• _What to work on_
Restate the opening lines of the material below word for word, stopping after the line that contains "west) -- (767,34);".

• _Data listing_

>>>>>

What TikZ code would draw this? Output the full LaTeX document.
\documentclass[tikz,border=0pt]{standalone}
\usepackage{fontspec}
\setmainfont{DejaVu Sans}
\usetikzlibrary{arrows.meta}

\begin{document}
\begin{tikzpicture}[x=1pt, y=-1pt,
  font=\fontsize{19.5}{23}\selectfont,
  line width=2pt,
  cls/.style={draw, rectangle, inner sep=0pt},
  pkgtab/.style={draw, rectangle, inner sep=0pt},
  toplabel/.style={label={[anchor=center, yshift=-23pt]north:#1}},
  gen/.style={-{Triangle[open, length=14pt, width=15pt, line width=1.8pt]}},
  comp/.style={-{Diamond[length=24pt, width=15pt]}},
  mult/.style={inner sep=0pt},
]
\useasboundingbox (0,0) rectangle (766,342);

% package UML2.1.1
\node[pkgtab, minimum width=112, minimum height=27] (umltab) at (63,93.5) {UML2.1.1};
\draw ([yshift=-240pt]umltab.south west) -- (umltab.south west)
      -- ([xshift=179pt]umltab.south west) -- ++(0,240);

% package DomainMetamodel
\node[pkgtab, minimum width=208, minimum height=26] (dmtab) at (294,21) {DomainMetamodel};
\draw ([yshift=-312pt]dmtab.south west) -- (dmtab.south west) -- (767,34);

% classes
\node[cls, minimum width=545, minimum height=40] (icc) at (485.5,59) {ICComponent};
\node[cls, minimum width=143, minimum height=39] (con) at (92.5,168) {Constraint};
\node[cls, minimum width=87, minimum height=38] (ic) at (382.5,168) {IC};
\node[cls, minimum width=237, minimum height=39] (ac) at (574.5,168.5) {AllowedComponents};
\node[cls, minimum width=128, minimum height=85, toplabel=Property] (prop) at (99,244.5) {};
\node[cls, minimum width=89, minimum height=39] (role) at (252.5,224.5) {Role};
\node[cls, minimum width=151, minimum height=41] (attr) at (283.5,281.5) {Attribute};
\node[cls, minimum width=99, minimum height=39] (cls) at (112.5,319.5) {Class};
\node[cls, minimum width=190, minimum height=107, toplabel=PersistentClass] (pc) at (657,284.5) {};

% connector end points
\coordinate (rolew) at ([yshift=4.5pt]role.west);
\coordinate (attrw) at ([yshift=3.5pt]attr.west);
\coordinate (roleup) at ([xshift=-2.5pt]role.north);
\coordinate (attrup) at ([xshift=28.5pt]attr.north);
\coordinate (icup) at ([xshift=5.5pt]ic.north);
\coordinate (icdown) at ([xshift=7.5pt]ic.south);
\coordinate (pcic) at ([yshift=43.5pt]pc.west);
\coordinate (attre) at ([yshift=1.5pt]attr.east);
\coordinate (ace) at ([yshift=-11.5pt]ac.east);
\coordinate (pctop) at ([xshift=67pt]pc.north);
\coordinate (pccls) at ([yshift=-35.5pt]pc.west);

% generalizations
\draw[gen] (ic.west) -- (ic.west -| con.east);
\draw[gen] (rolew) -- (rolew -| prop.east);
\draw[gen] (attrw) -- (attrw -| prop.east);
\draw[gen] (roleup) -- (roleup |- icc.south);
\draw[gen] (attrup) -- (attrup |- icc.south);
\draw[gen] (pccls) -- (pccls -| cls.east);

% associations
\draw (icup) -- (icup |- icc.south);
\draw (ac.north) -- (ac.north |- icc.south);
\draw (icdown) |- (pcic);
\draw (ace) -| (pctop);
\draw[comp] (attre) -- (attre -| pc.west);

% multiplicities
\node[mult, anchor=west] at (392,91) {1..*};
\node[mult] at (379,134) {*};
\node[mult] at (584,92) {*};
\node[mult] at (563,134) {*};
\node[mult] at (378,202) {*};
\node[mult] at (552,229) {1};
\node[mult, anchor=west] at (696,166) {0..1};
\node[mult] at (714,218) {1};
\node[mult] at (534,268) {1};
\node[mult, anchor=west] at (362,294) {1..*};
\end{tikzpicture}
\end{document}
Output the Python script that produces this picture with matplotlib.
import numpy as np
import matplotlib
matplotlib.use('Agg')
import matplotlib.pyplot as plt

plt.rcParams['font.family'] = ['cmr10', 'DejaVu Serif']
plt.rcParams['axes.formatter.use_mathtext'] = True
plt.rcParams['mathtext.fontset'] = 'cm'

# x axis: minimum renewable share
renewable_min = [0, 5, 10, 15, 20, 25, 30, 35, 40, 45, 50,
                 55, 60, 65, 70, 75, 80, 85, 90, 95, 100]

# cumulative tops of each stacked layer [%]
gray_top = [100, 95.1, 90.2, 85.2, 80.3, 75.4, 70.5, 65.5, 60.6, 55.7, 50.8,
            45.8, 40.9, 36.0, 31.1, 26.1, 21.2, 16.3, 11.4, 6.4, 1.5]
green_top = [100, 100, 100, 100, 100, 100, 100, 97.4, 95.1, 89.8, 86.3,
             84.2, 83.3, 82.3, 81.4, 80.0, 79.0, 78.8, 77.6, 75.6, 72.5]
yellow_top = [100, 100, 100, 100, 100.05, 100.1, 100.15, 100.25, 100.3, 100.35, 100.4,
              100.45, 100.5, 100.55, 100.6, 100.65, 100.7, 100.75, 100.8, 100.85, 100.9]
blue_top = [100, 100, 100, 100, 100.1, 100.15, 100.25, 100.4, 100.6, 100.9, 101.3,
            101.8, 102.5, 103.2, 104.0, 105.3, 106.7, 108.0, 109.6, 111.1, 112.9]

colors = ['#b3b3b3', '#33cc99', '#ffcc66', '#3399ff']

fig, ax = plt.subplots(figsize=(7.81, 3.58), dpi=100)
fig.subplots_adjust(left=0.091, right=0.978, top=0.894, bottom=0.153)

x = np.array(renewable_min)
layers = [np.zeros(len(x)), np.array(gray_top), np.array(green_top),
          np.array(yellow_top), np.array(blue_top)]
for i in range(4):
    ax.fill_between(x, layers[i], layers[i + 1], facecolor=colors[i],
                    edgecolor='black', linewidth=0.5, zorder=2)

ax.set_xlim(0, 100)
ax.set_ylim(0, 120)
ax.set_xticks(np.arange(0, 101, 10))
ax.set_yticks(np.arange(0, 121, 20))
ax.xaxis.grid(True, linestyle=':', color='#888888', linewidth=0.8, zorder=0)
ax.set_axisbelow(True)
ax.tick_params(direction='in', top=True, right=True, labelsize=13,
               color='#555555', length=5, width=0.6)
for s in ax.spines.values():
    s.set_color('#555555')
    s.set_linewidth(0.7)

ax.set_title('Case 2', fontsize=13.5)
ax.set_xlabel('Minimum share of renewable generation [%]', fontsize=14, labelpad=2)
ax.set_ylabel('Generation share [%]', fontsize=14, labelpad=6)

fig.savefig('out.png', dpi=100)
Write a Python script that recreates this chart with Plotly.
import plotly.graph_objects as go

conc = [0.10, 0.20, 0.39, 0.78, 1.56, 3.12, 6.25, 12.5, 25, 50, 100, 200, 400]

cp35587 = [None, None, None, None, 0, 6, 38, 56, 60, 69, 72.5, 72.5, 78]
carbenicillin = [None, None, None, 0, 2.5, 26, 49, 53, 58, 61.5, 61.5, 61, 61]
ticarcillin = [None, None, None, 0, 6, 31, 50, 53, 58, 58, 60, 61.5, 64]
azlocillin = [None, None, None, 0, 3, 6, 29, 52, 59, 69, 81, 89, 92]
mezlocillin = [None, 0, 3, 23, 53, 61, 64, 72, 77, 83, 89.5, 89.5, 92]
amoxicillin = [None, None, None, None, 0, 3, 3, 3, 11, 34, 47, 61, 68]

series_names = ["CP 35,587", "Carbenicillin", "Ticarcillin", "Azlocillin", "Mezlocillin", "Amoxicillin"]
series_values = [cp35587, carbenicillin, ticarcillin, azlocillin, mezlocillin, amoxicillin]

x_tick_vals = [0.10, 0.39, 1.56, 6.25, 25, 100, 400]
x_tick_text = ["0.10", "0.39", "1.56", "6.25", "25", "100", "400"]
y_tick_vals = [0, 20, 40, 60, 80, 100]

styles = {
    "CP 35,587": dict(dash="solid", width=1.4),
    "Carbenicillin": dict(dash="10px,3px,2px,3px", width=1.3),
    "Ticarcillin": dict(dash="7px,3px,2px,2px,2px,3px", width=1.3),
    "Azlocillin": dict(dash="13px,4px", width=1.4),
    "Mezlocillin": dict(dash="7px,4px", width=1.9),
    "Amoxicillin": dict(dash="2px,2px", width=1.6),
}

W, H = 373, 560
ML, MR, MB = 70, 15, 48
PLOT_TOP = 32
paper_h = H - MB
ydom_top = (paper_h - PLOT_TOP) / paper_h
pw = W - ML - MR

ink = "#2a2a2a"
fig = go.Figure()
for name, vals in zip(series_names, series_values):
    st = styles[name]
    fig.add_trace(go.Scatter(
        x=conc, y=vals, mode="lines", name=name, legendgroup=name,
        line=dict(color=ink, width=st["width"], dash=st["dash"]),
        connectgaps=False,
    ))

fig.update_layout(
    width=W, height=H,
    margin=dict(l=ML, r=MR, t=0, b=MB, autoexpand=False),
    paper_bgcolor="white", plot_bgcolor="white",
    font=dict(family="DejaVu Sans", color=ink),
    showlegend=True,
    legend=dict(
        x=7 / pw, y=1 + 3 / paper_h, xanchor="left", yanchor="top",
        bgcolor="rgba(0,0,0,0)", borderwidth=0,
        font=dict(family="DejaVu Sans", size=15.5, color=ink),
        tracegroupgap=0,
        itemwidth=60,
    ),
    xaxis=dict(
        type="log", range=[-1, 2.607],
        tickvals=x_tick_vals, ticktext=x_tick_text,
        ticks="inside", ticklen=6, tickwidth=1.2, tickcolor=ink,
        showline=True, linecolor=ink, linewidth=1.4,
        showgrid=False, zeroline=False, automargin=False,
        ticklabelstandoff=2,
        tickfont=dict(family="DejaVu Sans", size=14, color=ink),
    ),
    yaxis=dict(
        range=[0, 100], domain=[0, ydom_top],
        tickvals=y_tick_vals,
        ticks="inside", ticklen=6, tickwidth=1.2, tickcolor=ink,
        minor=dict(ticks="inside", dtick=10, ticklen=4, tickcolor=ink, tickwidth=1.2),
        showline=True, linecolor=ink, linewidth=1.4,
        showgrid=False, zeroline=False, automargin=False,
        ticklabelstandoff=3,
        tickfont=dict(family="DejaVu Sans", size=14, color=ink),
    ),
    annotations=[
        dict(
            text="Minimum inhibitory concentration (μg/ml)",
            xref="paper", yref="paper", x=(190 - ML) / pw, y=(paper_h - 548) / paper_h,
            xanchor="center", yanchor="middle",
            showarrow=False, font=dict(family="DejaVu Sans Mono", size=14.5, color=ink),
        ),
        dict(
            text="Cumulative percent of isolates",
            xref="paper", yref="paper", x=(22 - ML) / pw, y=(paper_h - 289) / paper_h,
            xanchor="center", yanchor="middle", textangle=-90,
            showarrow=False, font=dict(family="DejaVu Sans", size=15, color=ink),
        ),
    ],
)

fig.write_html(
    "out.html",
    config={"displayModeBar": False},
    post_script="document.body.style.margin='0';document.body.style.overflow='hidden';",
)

<<<<<

• _Correct answer_
What TikZ code would draw this? Output the full LaTeX document.
\documentclass[tikz,border=0pt]{standalone}
\usepackage{fontspec}
\setmainfont{DejaVu Sans}
\usetikzlibrary{arrows.meta}

\begin{document}
\begin{tikzpicture}[x=1pt, y=-1pt,
  font=\fontsize{19.5}{23}\selectfont,
  line width=2pt,
  cls/.style={draw, rectangle, inner sep=0pt},
  pkgtab/.style={draw, rectangle, inner sep=0pt},
  toplabel/.style={label={[anchor=center, yshift=-23pt]north:#1}},
  gen/.style={-{Triangle[open, length=14pt, width=15pt, line width=1.8pt]}},
  comp/.style={-{Diamond[length=24pt, width=15pt]}},
  mult/.style={inner sep=0pt},
]
\useasboundingbox (0,0) rectangle (766,342);

% package UML2.1.1
\node[pkgtab, minimum width=112, minimum height=27] (umltab) at (63,93.5) {UML2.1.1};
\draw ([yshift=-240pt]umltab.south west) -- (umltab.south west)
      -- ([xshift=179pt]umltab.south west) -- ++(0,240);

% package DomainMetamodel
\node[pkgtab, minimum width=208, minimum height=26] (dmtab) at (294,21) {DomainMetamodel};
\draw ([yshift=-312pt]dmtab.south west) -- (dmtab.south west) -- (767,34);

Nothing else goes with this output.